= Joe Akroyd =

English loudspeaker manufacturer

Joe Akroyd is best known for his work at Royd Loudspeakers Co. Ltd. (commonly known as Royd Audio) a small low volume Hi-Fi loudspeakers manufacturer that was based in Telford, Shropshire, England. Royd Audio was founded in 1980 and finally closed in 2004, when Joe Akroyd retired.

== Before Royd Audio ==
Prior to starting Royd Audio, Joe Akroyd worked for Goodmans in the early 1960s, where he contributed to the Maxim mini monitor and the Audiom and Axiom bass drivers.

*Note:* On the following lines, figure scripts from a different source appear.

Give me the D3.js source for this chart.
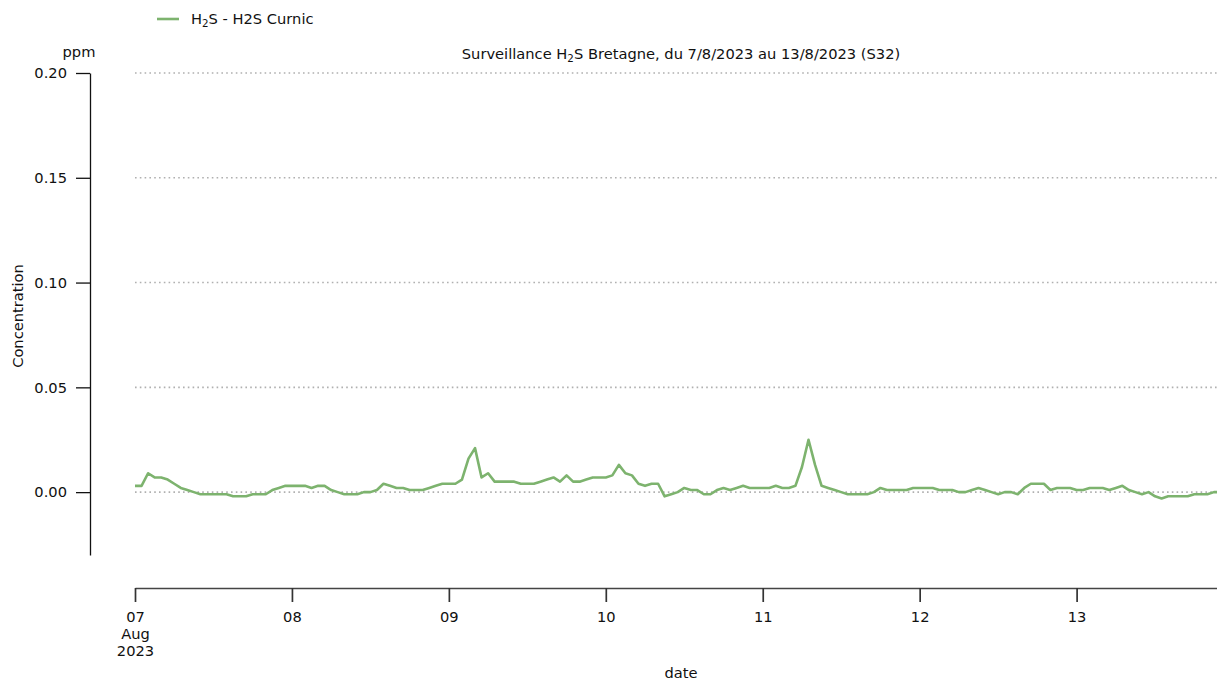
<!DOCTYPE html>
<html>
<head>
<meta charset="utf-8">
<script src="https://cdn.jsdelivr.net/npm/d3@7"></script>
<style>
  html, body { margin: 0; padding: 0; background: #fff; overflow: hidden; }
  text { font-family: "DejaVu Sans", sans-serif; fill: #111; }
</style>
</head>
<body>
<svg id="chart" width="1217" height="681"></svg>
<script>
// ---- data (hourly H2S, ppm) ----
const startDate = [2023, 7, 7]; // 7 Aug 2023 00:00
const seriesName = "H2S Curnic";
const values = [
  0.003, 0.003, 0.009, 0.007, 0.007, 0.006, 0.004, 0.002, 0.001, 0.000, -0.001, -0.001,
  -0.001, -0.001, -0.001, -0.002, -0.002, -0.002, -0.001, -0.001, -0.001, 0.001, 0.002, 0.003,
  0.003, 0.003, 0.003, 0.002, 0.003, 0.003, 0.001, 0.000, -0.001, -0.001, -0.001, 0.000,
  0.000, 0.001, 0.004, 0.003, 0.002, 0.002, 0.001, 0.001, 0.001, 0.002, 0.003, 0.004,
  0.004, 0.004, 0.006, 0.016, 0.021, 0.007, 0.009, 0.005, 0.005, 0.005, 0.005, 0.004,
  0.004, 0.004, 0.005, 0.006, 0.007, 0.005, 0.008, 0.005, 0.005, 0.006, 0.007, 0.007,
  0.007, 0.008, 0.013, 0.009, 0.008, 0.004, 0.003, 0.004, 0.004, -0.002, -0.001, 0.000,
  0.002, 0.001, 0.001, -0.001, -0.001, 0.001, 0.002, 0.001, 0.002, 0.003, 0.002, 0.002,
  0.002, 0.002, 0.003, 0.002, 0.002, 0.003, 0.012, 0.025, 0.013, 0.003, 0.002, 0.001,
  0.000, -0.001, -0.001, -0.001, -0.001, 0.000, 0.002, 0.001, 0.001, 0.001, 0.001, 0.002,
  0.002, 0.002, 0.002, 0.001, 0.001, 0.001, 0.000, 0.000, 0.001, 0.002, 0.001, 0.000,
  -0.001, 0.000, 0.000, -0.001, 0.002, 0.004, 0.004, 0.004, 0.001, 0.002, 0.002, 0.002,
  0.001, 0.001, 0.002, 0.002, 0.002, 0.001, 0.002, 0.003, 0.001, 0.000, -0.001, 0.000,
  -0.002, -0.003, -0.002, -0.002, -0.002, -0.002, -0.001, -0.001, -0.001, 0.000, 0.000, 0.000
];
const yTicks = [0.00, 0.05, 0.10, 0.15, 0.20];
const yDomain = [-0.03, 0.20];
const xTickDays = [7, 8, 9, 10, 11, 12, 13];
const xTickLabels = [["07", "Aug", "2023"], ["08"], ["09"], ["10"], ["11"], ["12"], ["13"]];

const data = values.map((v, i) => ({
  t: new Date(Date.UTC(startDate[0], startDate[1], startDate[2], i)),
  v: v
}));

// ---- layout ----
const svg = d3.select("#chart");
const plotLeft = 135, plotRight = 1227, plotTop = 73, plotBottom = 555;
const color = "#7db36e";
const fs = 14.67;

const x = d3.scaleUtc()
  .domain(d3.extent(data, d => d.t))
  .range([plotLeft, plotRight]);
const y = d3.scaleLinear().domain(yDomain).range([plotBottom, plotTop]);

// grid
svg.append("g").selectAll("line").data(yTicks).join("line")
  .attr("x1", plotLeft).attr("x2", plotRight)
  .attr("y1", d => y(d)).attr("y2", d => y(d))
  .attr("stroke", "#b0b0b0").attr("stroke-width", 1.6)
  .attr("stroke-dasharray", "1.6,3.2");

// y axis
const yAxis = svg.append("g").attr("transform", "translate(90,0)")
  .call(d3.axisLeft(y).tickValues(yTicks).tickFormat(d3.format(".2f"))
    .tickSize(14).tickSizeOuter(0).tickPadding(9));
yAxis.select(".domain").attr("stroke", "#111").attr("stroke-width", 1.3);
yAxis.selectAll(".tick line").attr("stroke", "#111").attr("stroke-width", 1.3);
yAxis.selectAll(".tick text").attr("font-size", fs).attr("font-family", "DejaVu Sans").attr("fill", "#111");

// x axis
const xTickDates = xTickDays.map(d => new Date(Date.UTC(startDate[0], startDate[1], d)));
const xAxis = svg.append("g").attr("transform", "translate(0,588)")
  .call(d3.axisBottom(x).tickValues(xTickDates).tickFormat(() => "")
    .tickSize(14).tickSizeOuter(0).tickPadding(10));
xAxis.select(".domain").attr("stroke", "#444").attr("stroke-width", 1.7);
xAxis.selectAll(".tick line").attr("stroke", "#333").attr("stroke-width", 1.7);
xAxis.selectAll(".tick text").each(function(d, i) {
  const t = d3.select(this).attr("font-size", fs).attr("font-family", "DejaVu Sans").attr("fill", "#111");
  xTickLabels[i].forEach((s, k) => {
    t.append("tspan").attr("x", 0).attr("dy", k === 0 ? "0.71em" : "1.13em").text(s);
  });
});

// line
svg.append("path").datum(data)
  .attr("fill", "none").attr("stroke", color).attr("stroke-width", 2.6)
  .attr("stroke-linejoin", "round")
  .attr("d", d3.line().x(d => x(d.t)).y(d => y(d.v)));

// labels
svg.append("text").attr("x", 681).attr("y", 678)
  .attr("text-anchor", "middle").attr("font-size", fs).text("date");
svg.append("text").attr("transform", "translate(23,316) rotate(-90)")
  .attr("text-anchor", "middle").attr("font-size", fs).text("Concentration");
svg.append("text").attr("x", 79).attr("y", 57)
  .attr("text-anchor", "middle").attr("font-size", fs).text("ppm");

function h2s(sel) {
  sel.append("tspan").text("H");
  sel.append("tspan").attr("font-size", 10.3).attr("dy", 3).text("2");
  sel.append("tspan").attr("dy", -3).text("S");
}
const title = svg.append("text").attr("x", 681).attr("y", 59)
  .attr("text-anchor", "middle").attr("font-size", fs);
title.append("tspan").text("Surveillance ");
h2s(title);
title.append("tspan").text(" Bretagne, du 7/8/2023 au 13/8/2023 (S32)");

// legend
svg.append("line").attr("x1", 157).attr("x2", 179).attr("y1", 19).attr("y2", 19)
  .attr("stroke", color).attr("stroke-width", 2.6);
const leg = svg.append("text").attr("x", 191).attr("y", 24).attr("font-size", fs);
h2s(leg);
leg.append("tspan").text(" - " + seriesName);
</script>
</body>
</html>
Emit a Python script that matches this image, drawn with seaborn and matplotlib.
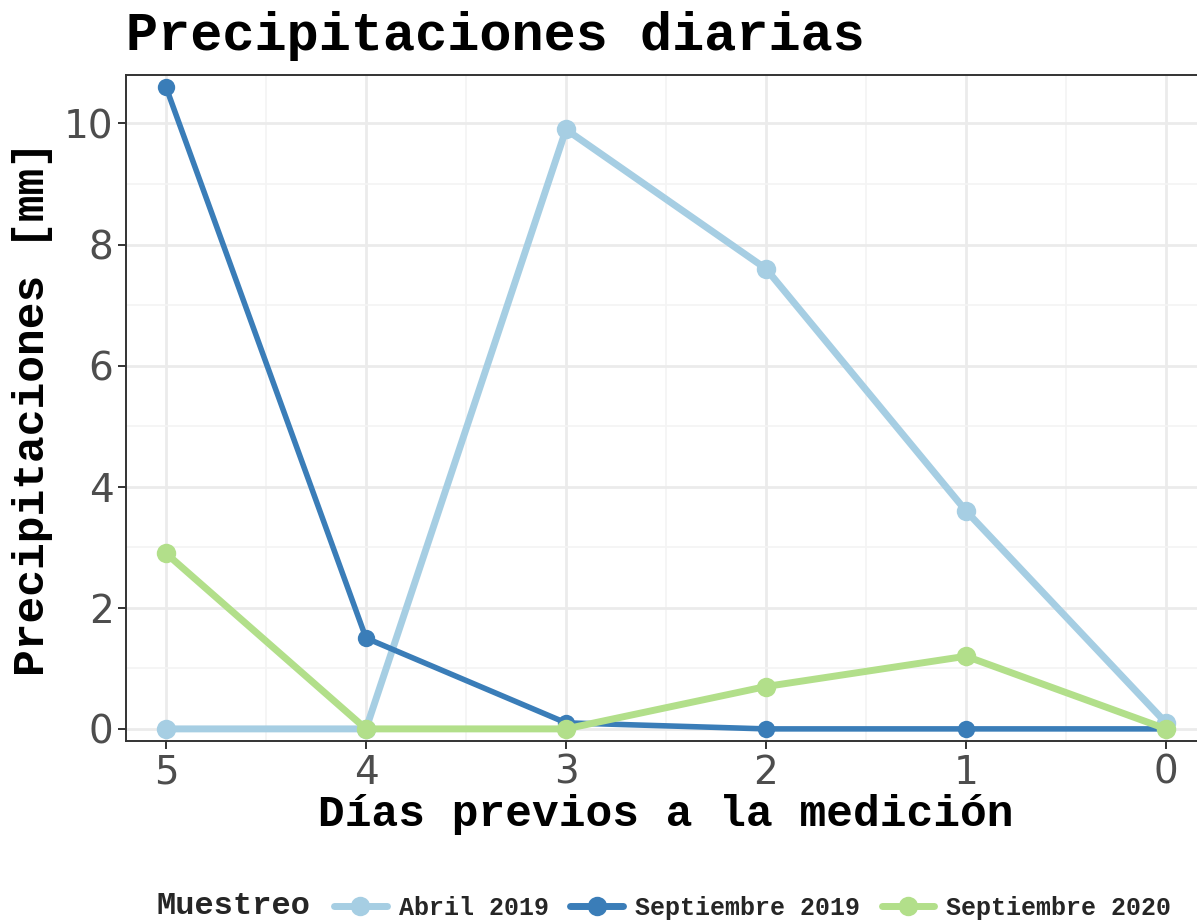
import matplotlib
matplotlib.use("Agg")
import matplotlib.pyplot as plt
import seaborn as sns
import pandas as pd
from matplotlib.lines import Line2D
from matplotlib.ticker import MultipleLocator

dias = [5, 4, 3, 2, 1, 0]
abril_2019 = [0.0, 0.0, 9.9, 7.6, 3.6, 0.1]
sept_2019 = [10.6, 1.5, 0.1, 0.0, 0.0, 0.0]
sept_2020 = [2.9, 0.0, 0.0, 0.7, 1.2, 0.0]
series_names = ["Abril 2019", "Septiembre 2019", "Septiembre 2020"]
colors = ["#A6CEE3", "#3A7DB8", "#B2DF8A"]

df = pd.DataFrame({
    "dias": dias * 3,
    "mm": abril_2019 + sept_2019 + sept_2020,
    "Muestreo": [series_names[0]] * 6 + [series_names[1]] * 6 + [series_names[2]] * 6,
})

sns.set_theme(style="white")
mono = ["Liberation Mono", "DejaVu Sans Mono"]

W, H = 1197, 921
fig = plt.figure(figsize=(W / 100, H / 100), dpi=100)
ax = fig.add_axes([126 / W, 1 - 741 / H, (1206 - 126) / W, (741 - 75) / H])

palette = dict(zip(series_names, colors))
widths = {series_names[0]: 5.0, series_names[1]: 4.0, series_names[2]: 5.0}
msize = {series_names[0]: 14, series_names[1]: 12.5, series_names[2]: 14}
for name in series_names:
    sub = df[df["Muestreo"] == name]
    sns.lineplot(data=sub, x="dias", y="mm", color=palette[name], lw=widths[name],
                 marker="o", markersize=msize[name], markeredgewidth=0, ax=ax, legend=False,
                 sort=False, zorder=3)

ax.set_xlim(5.2, -0.2)
ax.set_ylim(-0.2, 10.8)
ax.xaxis.set_major_locator(MultipleLocator(1))
ax.xaxis.set_minor_locator(MultipleLocator(0.5))
ax.yaxis.set_major_locator(MultipleLocator(2))
ax.yaxis.set_minor_locator(MultipleLocator(1))
ax.grid(True, which="major", color="#EBEBEB", lw=2.0, zorder=0)
ax.grid(True, which="minor", color="#F4F4F4", lw=1.2, zorder=0)
ax.set_axisbelow(True)
for s in ax.spines.values():
    s.set_color("#333333")
    s.set_linewidth(1.4)
ax.tick_params(axis="both", which="major", length=6, width=1.4, color="#333333",
               labelsize=28, labelcolor="#4D4D4D", pad=3, bottom=True, left=True)
ax.tick_params(axis="both", which="minor", length=0)
for lab in ax.get_xticklabels() + ax.get_yticklabels():
    lab.set_family("DejaVu Sans")

ax.set_xlabel("Días previos a la medición", family=mono, fontweight="bold",
              fontsize=32, color="black", labelpad=2)
ax.set_ylabel("Precipitaciones [mm]", family=mono, fontweight="bold",
              fontsize=32, color="black", labelpad=8)

fig.text(126 / W, 1 - 50 / H, "Precipitaciones diarias", family=mono, fontweight="bold",
         fontsize=38.5, color="black", ha="left", va="baseline")

handles = [Line2D([0], [0], color=c, lw=5, marker="o", markersize=14, markeredgewidth=0)
           for c in colors]
fig.text(157 / W, 1 - 906 / H, "Muestreo", family=mono, fontweight="bold",
         fontsize=23, ha="left", va="center")
fig.legend(handles, series_names, loc="center left", bbox_to_anchor=(334 / W, 1 - 908 / H),
           ncol=3, frameon=False, prop={"family": mono, "weight": "bold", "size": 18},
           handlelength=2.1, handletextpad=0.5, columnspacing=0.85, borderaxespad=0,
           borderpad=0)

fig.savefig("out.png", dpi=100)
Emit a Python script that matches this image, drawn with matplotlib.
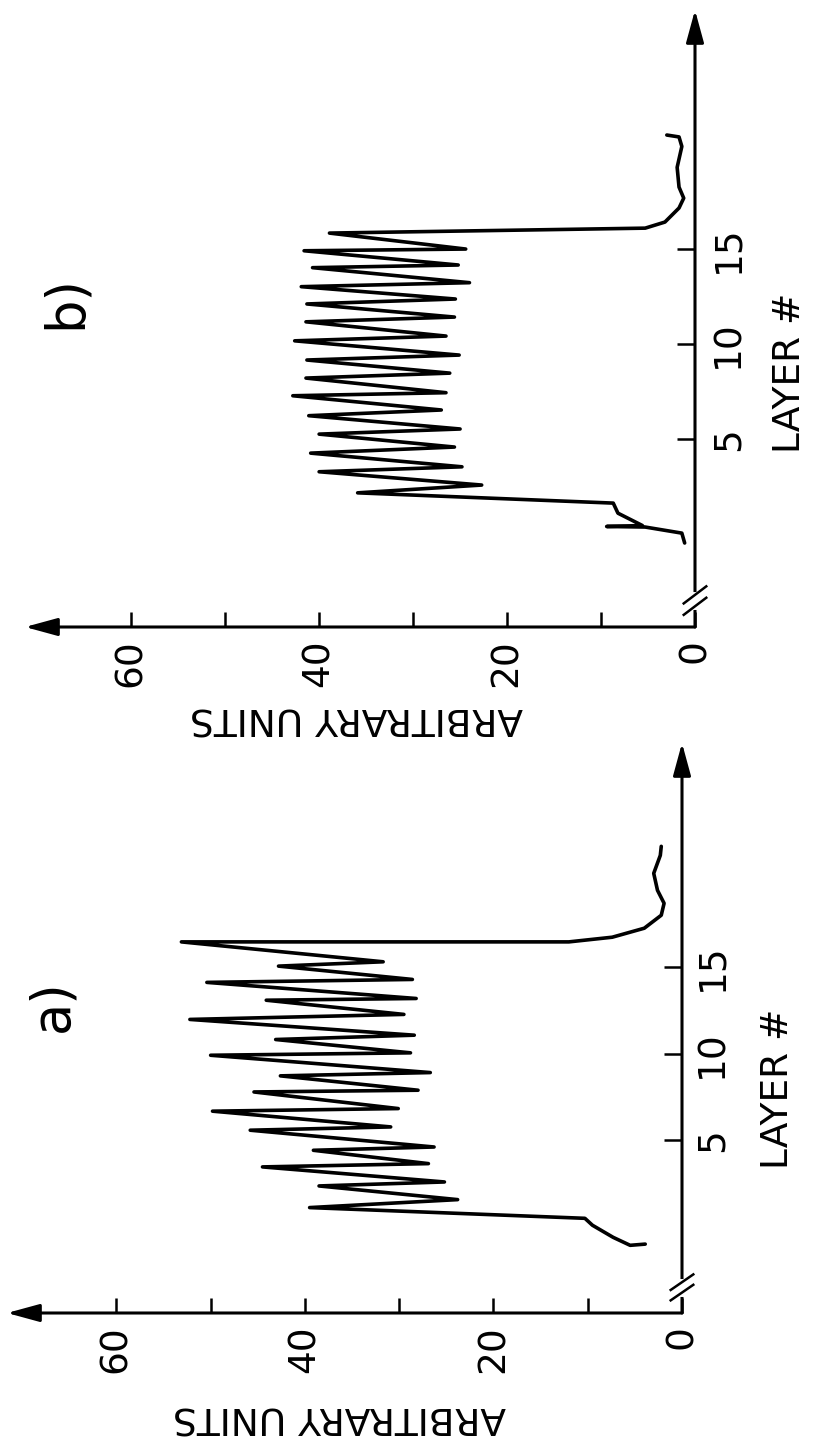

In 1970, Joe Akroyd joined Wharfedale, where he was involved in the manufacture and design of the Denton, Linton, Melton, Triton, Doredale loudspeakers. During the mid-1970s Joe Akroyd joined Decca, in their newly reorganized Speaker department. However, in 1979, Racal bought Decca, at which point Joe Akroyd left to set up Royd Audio.

== Retirement ==
Joe Akroyd closed Royd Audio in 2004 so as to retire. After two protracted a long failed buy out negotiations, the remaining stock and parts was bought by Phonography, however no more Royd Speakers were built.

== Career highlights ==
The most famous and successful loudspeaker Joe Akroyd made was the Royd Minstrel. Launched in 1993, the Minstrel was a short, compact floor standing speaker, with a stand that angled it back slightly. It featured a side exiting reflex bass port and sold for £230-£300 depending on finish.
Royd speakers remain in high demand, with their vintage continually elevating second hand prices.